### Instructions for the task
Sift the listing for lines that hold the string "this" and pull them out.

### Task data
#####
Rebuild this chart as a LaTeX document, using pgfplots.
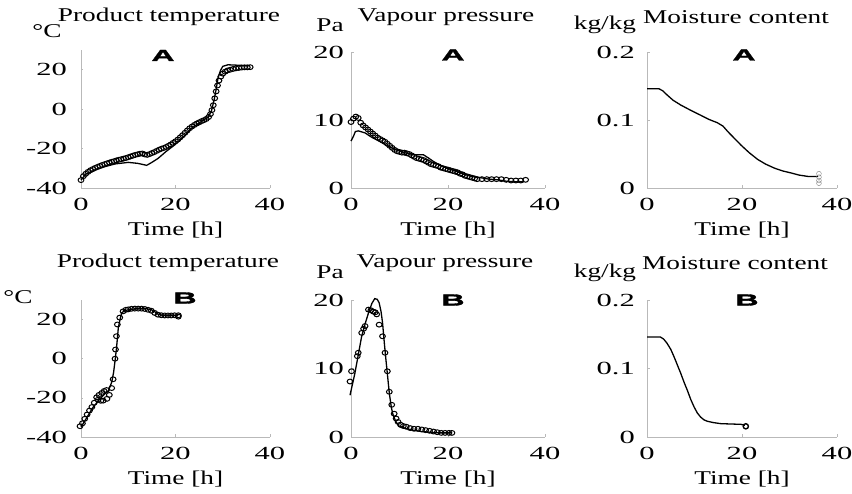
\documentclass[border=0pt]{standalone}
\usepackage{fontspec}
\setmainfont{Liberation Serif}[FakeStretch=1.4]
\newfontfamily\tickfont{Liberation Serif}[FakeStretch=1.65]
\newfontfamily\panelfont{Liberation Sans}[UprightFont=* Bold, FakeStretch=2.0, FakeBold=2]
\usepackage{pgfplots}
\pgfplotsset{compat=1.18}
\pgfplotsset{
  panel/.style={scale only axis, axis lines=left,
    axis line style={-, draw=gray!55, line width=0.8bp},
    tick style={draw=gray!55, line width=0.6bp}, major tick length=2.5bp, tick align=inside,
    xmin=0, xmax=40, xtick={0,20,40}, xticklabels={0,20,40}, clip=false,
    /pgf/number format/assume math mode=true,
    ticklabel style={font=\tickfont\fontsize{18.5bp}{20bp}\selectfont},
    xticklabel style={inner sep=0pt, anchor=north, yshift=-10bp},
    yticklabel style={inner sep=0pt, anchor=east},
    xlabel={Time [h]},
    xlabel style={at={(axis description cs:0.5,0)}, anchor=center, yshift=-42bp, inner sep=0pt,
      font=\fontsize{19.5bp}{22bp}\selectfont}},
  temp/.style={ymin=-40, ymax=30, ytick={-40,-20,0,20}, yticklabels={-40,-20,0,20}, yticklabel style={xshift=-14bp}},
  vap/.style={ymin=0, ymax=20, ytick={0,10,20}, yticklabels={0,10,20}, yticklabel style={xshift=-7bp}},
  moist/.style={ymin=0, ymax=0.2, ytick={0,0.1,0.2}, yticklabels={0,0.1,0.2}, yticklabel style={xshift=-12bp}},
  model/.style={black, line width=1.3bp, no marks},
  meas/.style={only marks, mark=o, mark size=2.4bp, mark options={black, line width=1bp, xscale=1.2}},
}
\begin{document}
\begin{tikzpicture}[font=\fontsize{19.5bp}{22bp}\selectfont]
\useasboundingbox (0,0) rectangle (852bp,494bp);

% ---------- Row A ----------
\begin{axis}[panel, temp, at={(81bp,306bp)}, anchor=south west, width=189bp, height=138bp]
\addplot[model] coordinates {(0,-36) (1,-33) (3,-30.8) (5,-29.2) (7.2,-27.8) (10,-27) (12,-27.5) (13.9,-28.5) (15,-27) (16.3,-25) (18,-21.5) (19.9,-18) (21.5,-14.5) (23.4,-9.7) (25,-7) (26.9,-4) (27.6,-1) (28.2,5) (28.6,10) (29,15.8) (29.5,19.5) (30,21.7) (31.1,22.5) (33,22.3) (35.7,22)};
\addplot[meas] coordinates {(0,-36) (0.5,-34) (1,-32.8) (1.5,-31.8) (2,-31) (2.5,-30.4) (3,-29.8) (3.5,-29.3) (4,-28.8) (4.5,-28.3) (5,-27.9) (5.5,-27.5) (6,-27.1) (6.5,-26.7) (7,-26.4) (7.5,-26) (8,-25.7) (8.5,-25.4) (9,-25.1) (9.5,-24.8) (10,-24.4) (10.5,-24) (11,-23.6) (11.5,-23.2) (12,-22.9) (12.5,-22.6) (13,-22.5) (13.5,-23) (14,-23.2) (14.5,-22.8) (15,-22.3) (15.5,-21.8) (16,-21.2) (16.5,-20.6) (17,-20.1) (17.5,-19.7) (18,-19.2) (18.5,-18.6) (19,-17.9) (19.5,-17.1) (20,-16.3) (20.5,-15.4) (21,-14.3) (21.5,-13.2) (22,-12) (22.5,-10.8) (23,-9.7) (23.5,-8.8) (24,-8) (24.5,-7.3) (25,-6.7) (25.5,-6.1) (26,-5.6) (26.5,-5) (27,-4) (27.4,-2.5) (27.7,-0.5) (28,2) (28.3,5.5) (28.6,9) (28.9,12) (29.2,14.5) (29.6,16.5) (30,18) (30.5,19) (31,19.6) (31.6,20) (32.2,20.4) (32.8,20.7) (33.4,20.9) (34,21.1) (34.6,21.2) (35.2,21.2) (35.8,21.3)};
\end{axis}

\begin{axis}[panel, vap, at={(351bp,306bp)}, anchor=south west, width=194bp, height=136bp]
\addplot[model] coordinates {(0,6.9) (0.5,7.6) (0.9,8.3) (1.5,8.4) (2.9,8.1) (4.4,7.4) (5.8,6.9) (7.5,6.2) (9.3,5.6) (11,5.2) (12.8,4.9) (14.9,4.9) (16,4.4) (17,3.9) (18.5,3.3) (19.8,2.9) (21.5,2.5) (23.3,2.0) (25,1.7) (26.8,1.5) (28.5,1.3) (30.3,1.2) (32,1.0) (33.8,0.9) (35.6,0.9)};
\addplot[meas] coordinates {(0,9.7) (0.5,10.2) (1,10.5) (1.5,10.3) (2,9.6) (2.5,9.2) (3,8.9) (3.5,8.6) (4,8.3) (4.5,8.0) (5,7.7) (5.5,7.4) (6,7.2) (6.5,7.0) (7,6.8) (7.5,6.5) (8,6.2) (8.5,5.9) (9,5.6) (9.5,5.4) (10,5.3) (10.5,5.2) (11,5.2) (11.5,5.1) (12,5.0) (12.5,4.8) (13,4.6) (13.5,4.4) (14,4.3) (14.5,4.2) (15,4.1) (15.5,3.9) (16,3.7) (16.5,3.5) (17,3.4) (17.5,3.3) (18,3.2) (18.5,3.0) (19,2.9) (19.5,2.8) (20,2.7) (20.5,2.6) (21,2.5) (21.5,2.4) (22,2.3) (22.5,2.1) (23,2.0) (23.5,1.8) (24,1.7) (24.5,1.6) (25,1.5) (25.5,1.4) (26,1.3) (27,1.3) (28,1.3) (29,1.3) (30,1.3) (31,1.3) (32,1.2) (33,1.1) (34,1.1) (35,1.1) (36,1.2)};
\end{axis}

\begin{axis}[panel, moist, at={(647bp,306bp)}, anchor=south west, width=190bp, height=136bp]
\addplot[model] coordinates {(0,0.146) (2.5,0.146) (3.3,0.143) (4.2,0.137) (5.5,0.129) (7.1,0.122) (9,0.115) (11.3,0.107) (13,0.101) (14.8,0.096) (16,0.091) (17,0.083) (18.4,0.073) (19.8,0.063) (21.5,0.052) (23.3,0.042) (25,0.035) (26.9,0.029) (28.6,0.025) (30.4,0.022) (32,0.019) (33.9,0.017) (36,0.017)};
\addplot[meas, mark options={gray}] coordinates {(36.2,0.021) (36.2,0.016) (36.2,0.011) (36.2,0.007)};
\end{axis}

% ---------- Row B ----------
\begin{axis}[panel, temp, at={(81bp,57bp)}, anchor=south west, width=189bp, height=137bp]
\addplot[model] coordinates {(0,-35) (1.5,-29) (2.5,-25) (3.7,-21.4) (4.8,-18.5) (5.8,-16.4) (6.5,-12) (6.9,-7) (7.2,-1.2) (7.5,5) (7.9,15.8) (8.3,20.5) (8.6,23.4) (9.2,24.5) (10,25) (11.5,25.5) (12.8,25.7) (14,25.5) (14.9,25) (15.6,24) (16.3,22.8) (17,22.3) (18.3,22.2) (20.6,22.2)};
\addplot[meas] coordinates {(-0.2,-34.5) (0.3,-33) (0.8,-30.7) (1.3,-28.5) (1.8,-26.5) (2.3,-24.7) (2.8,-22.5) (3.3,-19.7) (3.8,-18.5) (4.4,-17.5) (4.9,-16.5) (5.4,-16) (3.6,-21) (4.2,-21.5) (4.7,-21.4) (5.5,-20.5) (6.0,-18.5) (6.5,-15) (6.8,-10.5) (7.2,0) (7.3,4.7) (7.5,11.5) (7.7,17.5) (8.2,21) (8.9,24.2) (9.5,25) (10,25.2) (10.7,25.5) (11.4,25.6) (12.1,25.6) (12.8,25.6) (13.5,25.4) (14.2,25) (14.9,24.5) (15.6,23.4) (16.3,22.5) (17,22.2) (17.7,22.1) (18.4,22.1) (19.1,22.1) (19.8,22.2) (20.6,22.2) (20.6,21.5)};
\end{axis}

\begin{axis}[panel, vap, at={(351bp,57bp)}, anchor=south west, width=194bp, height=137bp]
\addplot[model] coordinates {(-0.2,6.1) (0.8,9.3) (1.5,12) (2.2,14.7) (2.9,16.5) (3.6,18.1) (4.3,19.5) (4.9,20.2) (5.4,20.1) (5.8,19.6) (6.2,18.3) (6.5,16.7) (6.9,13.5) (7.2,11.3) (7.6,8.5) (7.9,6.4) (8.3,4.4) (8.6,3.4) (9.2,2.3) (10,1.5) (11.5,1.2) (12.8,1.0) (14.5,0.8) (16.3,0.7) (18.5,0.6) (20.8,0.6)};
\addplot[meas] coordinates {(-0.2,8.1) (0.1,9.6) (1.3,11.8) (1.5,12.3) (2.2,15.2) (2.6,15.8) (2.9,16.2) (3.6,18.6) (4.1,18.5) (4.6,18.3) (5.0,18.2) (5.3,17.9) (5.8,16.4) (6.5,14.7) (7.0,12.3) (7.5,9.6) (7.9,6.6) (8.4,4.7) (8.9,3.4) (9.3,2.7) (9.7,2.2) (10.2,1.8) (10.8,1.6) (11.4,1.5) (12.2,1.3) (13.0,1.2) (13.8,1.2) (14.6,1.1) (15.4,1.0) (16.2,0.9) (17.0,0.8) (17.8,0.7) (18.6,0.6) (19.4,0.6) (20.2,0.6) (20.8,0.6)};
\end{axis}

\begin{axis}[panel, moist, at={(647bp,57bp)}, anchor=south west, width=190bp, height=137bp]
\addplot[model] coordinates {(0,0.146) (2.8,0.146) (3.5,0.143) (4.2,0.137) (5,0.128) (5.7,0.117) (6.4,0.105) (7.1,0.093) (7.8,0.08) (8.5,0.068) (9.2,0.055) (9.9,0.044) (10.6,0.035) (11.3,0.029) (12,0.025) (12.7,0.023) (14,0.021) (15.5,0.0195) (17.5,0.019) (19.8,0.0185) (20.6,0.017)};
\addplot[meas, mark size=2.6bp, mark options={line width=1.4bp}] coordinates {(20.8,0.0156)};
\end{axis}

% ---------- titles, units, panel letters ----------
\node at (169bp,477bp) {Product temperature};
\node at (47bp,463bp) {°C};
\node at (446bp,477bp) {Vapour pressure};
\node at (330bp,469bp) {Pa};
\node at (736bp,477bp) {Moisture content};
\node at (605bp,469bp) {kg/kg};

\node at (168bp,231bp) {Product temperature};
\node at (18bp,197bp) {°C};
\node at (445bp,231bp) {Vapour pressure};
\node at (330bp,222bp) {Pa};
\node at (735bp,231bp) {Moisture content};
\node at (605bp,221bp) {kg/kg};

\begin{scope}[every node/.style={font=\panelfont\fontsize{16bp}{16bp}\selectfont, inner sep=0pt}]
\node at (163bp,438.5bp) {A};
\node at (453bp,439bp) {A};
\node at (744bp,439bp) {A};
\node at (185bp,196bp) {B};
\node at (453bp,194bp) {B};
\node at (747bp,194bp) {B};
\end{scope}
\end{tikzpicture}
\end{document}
#####
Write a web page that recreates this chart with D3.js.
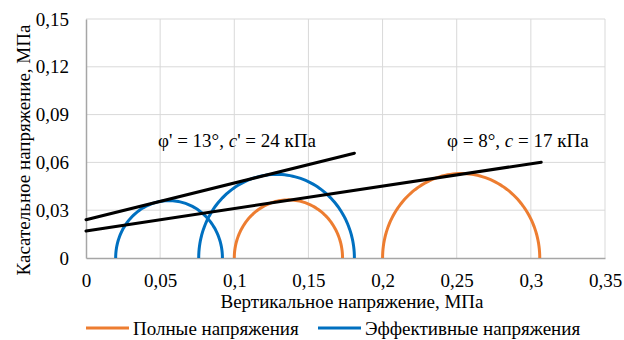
#####
### Reply
Rebuild this chart as a LaTeX document, using pgfplots.
Write a web page that recreates this chart with D3.js.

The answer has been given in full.